Upon searching the literature, the authors identified 173 studies that fit the search criteria. After further review, 11 studies were included in the systematic review. Most were eliminated due to “non-original articles,” and “not on oral lesions.”
Teledentistry dates to 1994, with the first study conducted by the American Armed Forces. Since then, the number of studies has continually increased with most of the studies seemingly being done in the United States and very few in developing countries where teledentistry could be of great benefit.
According to the results from this systematic review, multiple professionals in varying areas of healthcare were utilized as case examiners. This included students and dental professionals, specialists and non-specialists, medical doctors, nurses, and nutritionists. This initiative to train multiple health care professionals to recognize oral lesions has been recommended by the World Health Organization to fight oral cancer through early detection.
The ever-improving cameras on smartphones and other technology has improved the quality of images to better assess the oral lesions. Additionally, having more than one professional involved in the diagnostic process may increase the accuracy of oral lesion diagnosis.
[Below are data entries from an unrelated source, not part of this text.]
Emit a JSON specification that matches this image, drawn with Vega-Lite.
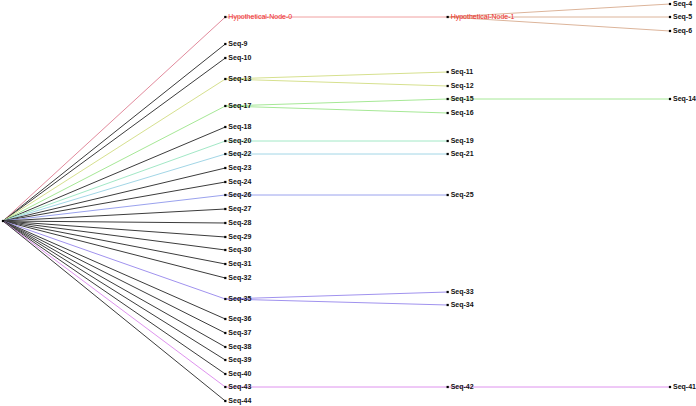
{
  "$schema": "https://vega.github.io/schema/vega-lite/v6.json",
  "width": 696,
  "height": 406,
  "autosize": {"type": "fit", "contains": "padding"},
  "padding": 0,
  "background": "white",
  "config": {"view": {"stroke": null}},
  "datasets": {
    "nodes": [
      {"name": "root", "depth": 0, "pos": 221, "kind": "root"},
      {"name": "Hypothetical-Node-0", "depth": 1, "pos": 17, "kind": "internal"},
      {"name": "Seq-9", "depth": 1, "pos": 44, "kind": "leaf"},
      {"name": "Seq-10", "depth": 1, "pos": 58, "kind": "leaf"},
      {"name": "Seq-13", "depth": 1, "pos": 79, "kind": "leaf"},
      {"name": "Seq-17", "depth": 1, "pos": 106, "kind": "leaf"},
      {"name": "Seq-18", "depth": 1, "pos": 127, "kind": "leaf"},
      {"name": "Seq-20", "depth": 1, "pos": 141, "kind": "leaf"},
      {"name": "Seq-22", "depth": 1, "pos": 154, "kind": "leaf"},
      {"name": "Seq-23", "depth": 1, "pos": 168, "kind": "leaf"},
      {"name": "Seq-24", "depth": 1, "pos": 182, "kind": "leaf"},
      {"name": "Seq-26", "depth": 1, "pos": 195, "kind": "leaf"},
      {"name": "Seq-27", "depth": 1, "pos": 209, "kind": "leaf"},
      {"name": "Seq-28", "depth": 1, "pos": 223, "kind": "leaf"},
      {"name": "Seq-29", "depth": 1, "pos": 237, "kind": "leaf"},
      {"name": "Seq-30", "depth": 1, "pos": 250, "kind": "leaf"},
      {"name": "Seq-31", "depth": 1, "pos": 264, "kind": "leaf"},
      {"name": "Seq-32", "depth": 1, "pos": 278, "kind": "leaf"},
      {"name": "Seq-35", "depth": 1, "pos": 299, "kind": "leaf"},
      {"name": "Seq-36", "depth": 1, "pos": 319, "kind": "leaf"},
      {"name": "Seq-37", "depth": 1, "pos": 333, "kind": "leaf"},
      {"name": "Seq-38", "depth": 1, "pos": 347, "kind": "leaf"},
      {"name": "Seq-39", "depth": 1, "pos": 360, "kind": "leaf"},
      {"name": "Seq-40", "depth": 1, "pos": 374, "kind": "leaf"},
      {"name": "Seq-43", "depth": 1, "pos": 387, "kind": "leaf"},
      {"name": "Seq-44", "depth": 1, "pos": 401, "kind": "leaf"},
      {"name": "Hypothetical-Node-1", "depth": 2, "pos": 17, "kind": "internal"},
      {"name": "Seq-11", "depth": 2, "pos": 72, "kind": "leaf"},
      {"name": "Seq-12", "depth": 2, "pos": 86, "kind": "leaf"},
      {"name": "Seq-15", "depth": 2, "pos": 99, "kind": "leaf"},
      {"name": "Seq-16", "depth": 2, "pos": 113, "kind": "leaf"},
      {"name": "Seq-19", "depth": 2, "pos": 141, "kind": "leaf"},
      {"name": "Seq-21", "depth": 2, "pos": 154, "kind": "leaf"},
      {"name": "Seq-25", "depth": 2, "pos": 195, "kind": "leaf"},
      {"name": "Seq-33", "depth": 2, "pos": 292, "kind": "leaf"},
      {"name": "Seq-34", "depth": 2, "pos": 305, "kind": "leaf"},
      {"name": "Seq-42", "depth": 2, "pos": 387, "kind": "leaf"},
      {"name": "Seq-4", "depth": 3, "pos": 4, "kind": "leaf"},
      {"name": "Seq-5", "depth": 3, "pos": 17, "kind": "leaf"},
      {"name": "Seq-6", "depth": 3, "pos": 31, "kind": "leaf"},
      {"name": "Seq-14", "depth": 3, "pos": 99, "kind": "leaf"},
      {"name": "Seq-41", "depth": 3, "pos": 387, "kind": "leaf"}
    ],
    "edges": [
      {"parent": "root", "child": "Hypothetical-Node-0", "clade": "A0"},
      {"parent": "Hypothetical-Node-0", "child": "Hypothetical-Node-1", "clade": "A1"},
      {"parent": "Hypothetical-Node-1", "child": "Seq-4", "clade": "A2"},
      {"parent": "Hypothetical-Node-1", "child": "Seq-5", "clade": "A2"},
      {"parent": "Hypothetical-Node-1", "child": "Seq-6", "clade": "A2"},
      {"parent": "root", "child": "Seq-9", "clade": "leaf"},
      {"parent": "root", "child": "Seq-10", "clade": "leaf"},
      {"parent": "root", "child": "Seq-13", "clade": "B"},
      {"parent": "Seq-13", "child": "Seq-11", "clade": "B"},
      {"parent": "Seq-13", "child": "Seq-12", "clade": "B"},
      {"parent": "root", "child": "Seq-17", "clade": "C"},
      {"parent": "Seq-17", "child": "Seq-15", "clade": "C"},
      {"parent": "Seq-17", "child": "Seq-16", "clade": "C"},
      {"parent": "Seq-15", "child": "Seq-14", "clade": "C"},
      {"parent": "root", "child": "Seq-18", "clade": "leaf"},
      {"parent": "root", "child": "Seq-20", "clade": "D"},
      {"parent": "Seq-20", "child": "Seq-19", "clade": "D"},
      {"parent": "root", "child": "Seq-22", "clade": "E"},
      {"parent": "Seq-22", "child": "Seq-21", "clade": "E"},
      {"parent": "root", "child": "Seq-23", "clade": "leaf"},
      {"parent": "root", "child": "Seq-24", "clade": "leaf"},
      {"parent": "root", "child": "Seq-26", "clade": "F"},
      {"parent": "Seq-26", "child": "Seq-25", "clade": "F"},
      {"parent": "root", "child": "Seq-27", "clade": "leaf"},
      {"parent": "root", "child": "Seq-28", "clade": "leaf"},
      {"parent": "root", "child": "Seq-29", "clade": "leaf"},
      {"parent": "root", "child": "Seq-30", "clade": "leaf"},
      {"parent": "root", "child": "Seq-31", "clade": "leaf"},
      {"parent": "root", "child": "Seq-32", "clade": "leaf"},
      {"parent": "root", "child": "Seq-35", "clade": "G"},
      {"parent": "Seq-35", "child": "Seq-33", "clade": "G"},
      {"parent": "Seq-35", "child": "Seq-34", "clade": "G"},
      {"parent": "root", "child": "Seq-36", "clade": "leaf"},
      {"parent": "root", "child": "Seq-37", "clade": "leaf"},
      {"parent": "root", "child": "Seq-38", "clade": "leaf"},
      {"parent": "root", "child": "Seq-39", "clade": "leaf"},
      {"parent": "root", "child": "Seq-40", "clade": "leaf"},
      {"parent": "root", "child": "Seq-43", "clade": "H"},
      {"parent": "Seq-43", "child": "Seq-42", "clade": "H"},
      {"parent": "Seq-42", "child": "Seq-41", "clade": "H"},
      {"parent": "root", "child": "Seq-44", "clade": "leaf"}
    ]
  },
  "layer": [
    {
      "data": {"name": "edges"},
      "transform": [
        {"lookup": "parent", "from": {"data": {"name": "nodes"}, "key": "name", "fields": ["depth", "pos"]}, "as": ["d0", "p0"]},
        {"lookup": "child", "from": {"data": {"name": "nodes"}, "key": "name", "fields": ["depth", "pos"]}, "as": ["d1", "p1"]}
      ],
      "mark": {"type": "rule", "strokeWidth": 1},
      "encoding": {
        "x": {"field": "d0", "type": "quantitative", "scale": {"domain": [0, 3], "range": [3, 670]}, "axis": null},
        "x2": {"field": "d1"},
        "y": {"field": "p0", "type": "quantitative", "scale": {"domain": [0, 406], "range": [0, 406]}, "axis": null},
        "y2": {"field": "p1"},
        "color": {
          "field": "clade", "type": "nominal", "legend": null,
          "scale": {
            "domain": ["A0", "A1", "A2", "leaf", "B", "C", "D", "E", "F", "G", "H"],
            "range": ["#e28a9c", "#f0a0a0", "#dcb49a", "#3c3c3c", "#d6e08e", "#a6e896", "#a2e8c6", "#a2d6e6", "#9aa2ee", "#a092ee", "#de92ee"]
          }
        }
      }
    },
    {
      "data": {"name": "nodes"},
      "mark": {"type": "square", "size": 5, "color": "black", "opacity": 1},
      "encoding": {
        "x": {"field": "depth", "type": "quantitative", "scale": {"domain": [0, 3], "range": [3, 670]}, "axis": null},
        "y": {"field": "pos", "type": "quantitative", "scale": {"domain": [0, 406], "range": [0, 406]}, "axis": null}
      }
    },
    {
      "data": {"name": "nodes"},
      "transform": [{"filter": "datum.kind === 'leaf'"}],
      "mark": {"type": "text", "align": "left", "baseline": "middle", "dx": 3, "font": "Liberation Sans", "fontSize": 7, "fontWeight": "bold", "color": "#111111"},
      "encoding": {
        "x": {"field": "depth", "type": "quantitative", "scale": {"domain": [0, 3], "range": [3, 670]}, "axis": null},
        "y": {"field": "pos", "type": "quantitative", "scale": {"domain": [0, 406], "range": [0, 406]}, "axis": null},
        "text": {"field": "name"}
      }
    },
    {
      "data": {"name": "nodes"},
      "transform": [{"filter": "datum.kind === 'internal'"}],
      "mark": {"type": "text", "align": "left", "baseline": "middle", "dx": 3, "font": "Liberation Sans", "fontSize": 7, "color": "#ee2a2a"},
      "encoding": {
        "x": {"field": "depth", "type": "quantitative", "scale": {"domain": [0, 3], "range": [3, 670]}, "axis": null},
        "y": {"field": "pos", "type": "quantitative", "scale": {"domain": [0, 406], "range": [0, 406]}, "axis": null},
        "text": {"field": "name"}
      }
    }
  ]
}
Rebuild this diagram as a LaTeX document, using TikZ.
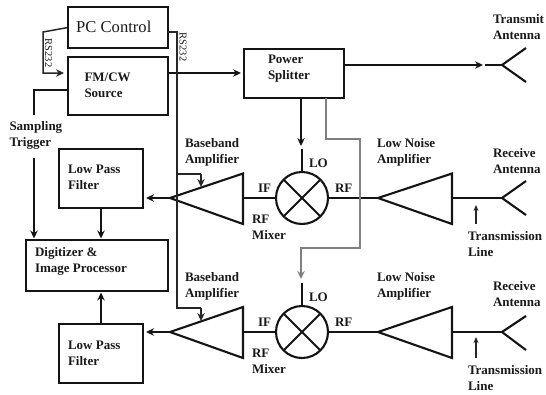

In general patients are reporting great satisfaction regarding the use of teledentistry. Clinical dentists are also very satisfied with the use of teledentistry as it allows them to collaborate with specialists and provide better treatment and guidance for patients. One study included in the review indicated teledentistry could reduce health costs as well (Blomstrand et al).
Limitations identified by the authors was the heterogenicity of the methods in the studies included in this systematic review. As well as the lack of robust evidence leaving the need for further studies.
The authors conclude by stating, “Teledentistry can assist patients who need specialized diagnosis in dentistry and consultations with specialists in this area. So far, the studies show satisfactory agreement between presential and remote diagnosis using teledentistry, showing good acceptance by patients and professionals. However, studies with a more rigorous experimental design should be conducted in order to obtain results that can be generalized.”
- Flores APDC, Lazaro SA, Molina-Bastos CG, Guattini VLO, Umpierre RN, Gonçalves MR, arrard VC. Teledentistry in the diagnosis of oral lesions: A systematic review of the literature. J Am Med Inform Assoc. 2020 Jul 1;27(7):1166-1172. doi: 10.1093/jamia/ocaa069. PMID: 32568392; PMCID: PMC7647318.